You barely find Jesus offloading information or data or laws onto his listeners. Rabbis did that to apprentices, called talmidim, pupils. Talmidim studied the Talmud, the whole body of civil & ritual laws, & they memorized the lot of them. Jesus was known as a rabbi, but he wasn’t typical. He didn’t offload laws. He told stories, parables. And we know how a parable goes, don’t we? Jesus starts off with very ordinary things, everyday scenes to everyday people, things outside of us. Then, he makes his way inwards, and we find him along a hallway of rooms within us, rooms where own stories rest. But Jesus’ storytelling isn’t for its own sake. A parable arrives at a spiritual lesson. And I’ve noticed it’s really the same lesson told in different ways: the Father and his irrepressible love for us. Now, see, a lesson like that, it really takes a story. It takes many stories, in fact, like it took Jesus that many parables to bring home the lesson about the Father and his love. God’s love story is often pinned under a rubble of information, data, and laws offloaded onto us by today’s rabbis. So the divine love story with us must be told and retold. Otherwise, our many, deep rooms remain half-lit, so we only half-believe in that love.
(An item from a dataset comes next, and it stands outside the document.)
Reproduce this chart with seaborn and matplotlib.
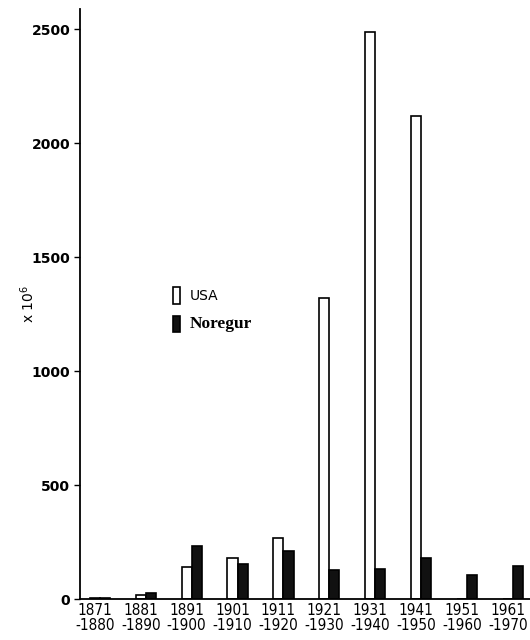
import matplotlib
matplotlib.use("Agg")
import matplotlib.pyplot as plt
import matplotlib.transforms as mtransforms
import pandas as pd
import seaborn as sns

# Tímabil og gildi (x 10^6), lesin af myndinni
periods = ["1871\n-1880", "1881\n-1890", "1891\n-1900", "1901\n-1910", "1911\n-1920",
           "1921\n-1930", "1931\n-1940", "1941\n-1950", "1951\n-1960", "1961\n-1970"]
usa = [5, 16, 140, 178, 267, 1320, 2490, 2120, 0, 0]
noregur = [5, 25, 232, 155, 213, 129, 134, 181, 105, 146]
y_ticks = [0, 500, 1000, 1500, 2000, 2500]

data = pd.DataFrame({
    "period": periods * 2,
    "value": usa + noregur,
    "land": ["USA"] * len(periods) + ["Noregur"] * len(periods),
})

sns.set_style("ticks")
plt.rcParams["font.family"] = ["DejaVu Sans"]
plt.rcParams["text.color"] = "black"
plt.rcParams["axes.labelcolor"] = "black"
plt.rcParams["xtick.color"] = "black"
plt.rcParams["ytick.color"] = "black"

fig = plt.figure(figsize=(5.3, 6.4), dpi=100)
ax = fig.add_axes([0.151, 0.064, 0.849, 0.922])

sns.barplot(ax=ax, data=data, x="period", y="value", hue="land",
            palette={"USA": "white", "Noregur": "#111111"},
            edgecolor="black", linewidth=1.2, width=0.44, gap=0)

ax.set_xlim(-0.43, 9.37)
ax.set_ylim(0, 2590)
ax.set_yticks(y_ticks)
ax.set_yticklabels([str(t) for t in y_ticks], fontsize=10, fontweight="bold")
ax.tick_params(axis="y", length=4, width=1, direction="out", pad=3)
ax.tick_params(axis="x", length=0, pad=3)

# x-merkin liggja aðeins vinstra megin við súlurnar
shift = mtransforms.ScaledTranslation(-5 / 100, 0, fig.dpi_scale_trans)
for lbl in ax.get_xticklabels():
    lbl.set_fontsize(11)
    lbl.set_fontstretch("condensed")
    lbl.set_linespacing(1.0)
    lbl.set_transform(lbl.get_transform() + shift)

ax.set_xlabel("")
ax.set_ylabel("x 10$^6$", fontsize=10)
ax.yaxis.set_label_coords(-0.095, 0.5)

sns.despine(ax=ax)
for s in ["left", "bottom"]:
    ax.spines[s].set_linewidth(1.3)
    ax.spines[s].set_color("black")

# Skýringar
handles, labels = ax.get_legend_handles_labels()
ax.get_legend().remove()
leg = fig.legend(handles, labels, loc="upper left", bbox_to_anchor=(0.313, 0.562),
                 frameon=False, borderpad=0, fontsize=10, handlelength=0.55,
                 handleheight=1.45, handletextpad=0.7, labelspacing=0.85)
leg.get_texts()[0].set_fontsize(10)
leg.get_texts()[1].set_family("Liberation Serif")
leg.get_texts()[1].set_fontweight("bold")
leg.get_texts()[1].set_fontsize(12.5)

fig.savefig("out.png", dpi=100)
Jesus did not screen pupils like rabbis did. Anyone could come over and listen to his stories. And just when bystanders expected a street rabbi to rattle off on the law, the law, the law…they instead caught words like mustard seed, vineyard, birds of the air, lilies of the field. So, they drew closer to Jesus, and then they were even surer that they heard what they heard. The man really wasn’t talking about the law. “Suppose you had a hundred sheep & lost one of them…,” interesting. “The kingdom is like ten virgins.” Virgins?! “A sower went out to sow one day. Some seeds fell on thorns, others on sand, some on dry earth, & the rest, on good soil.” In other words, Jesus was the random sower. From a full bag of stories, he took precious handfuls and flung them everywhere, to everyone who cared to listen. Some remembered. Some forgot. Some went right back to their lives after being entertained on a “same-old, same-old” day. But others, their lives would never be the same again.
For these people, Jesus’ stories made their way deeper into the many deeper rooms in their hearts, rooms that until then, remained in the shadows for quite some time, rooms they never even thought existed. With an oil lamp of a parable, a flickering flame of a story, the Lord walked gently into a person’s life, filling the rooms with warm, comforting light! “I come to tell the story of my Father. And he wants you to know how important it is that you have faith in his love for you, even when you think you aren’t lovable, even when you’ve been told by the rabbis you’re not. You are my Father’s mustard seed, the little that you think of yourself. You are the lost coin, yes, but you’re also the treasure his field. You are dough in his loving hands, friends at his table, wheat among weeds.” Oh, we are his foolish virgins, too, and the unforgiving steward, the wicked tenants, yes. And then there’s that story? The one about that son who returned home, and his father ran halfway up to meet him? “You’re that, too,” Jesus seems to say. If we listen often enough, we realize how God flings himself almost thoughtlessly and broadcast, like a random sower…hoping that Godself might land on good soil.
So, people back then must have really sat up and lit up as Jesus told them his parables. Because as Jesus walked the people Godwards, I bet they eventually realized, “Hey, he’s telling my story, the story of my life!”—a familiar place, now a well-lit room. God was actually waiting there already, all this time. See, that’s the most precious thing about Jesus’ story-telling about God’s love, sisters and brothers. It always has us in it. We always play a part in God’s story.
And something like that really takes a story, dear sisters and brothers. Because otherwise, we forget.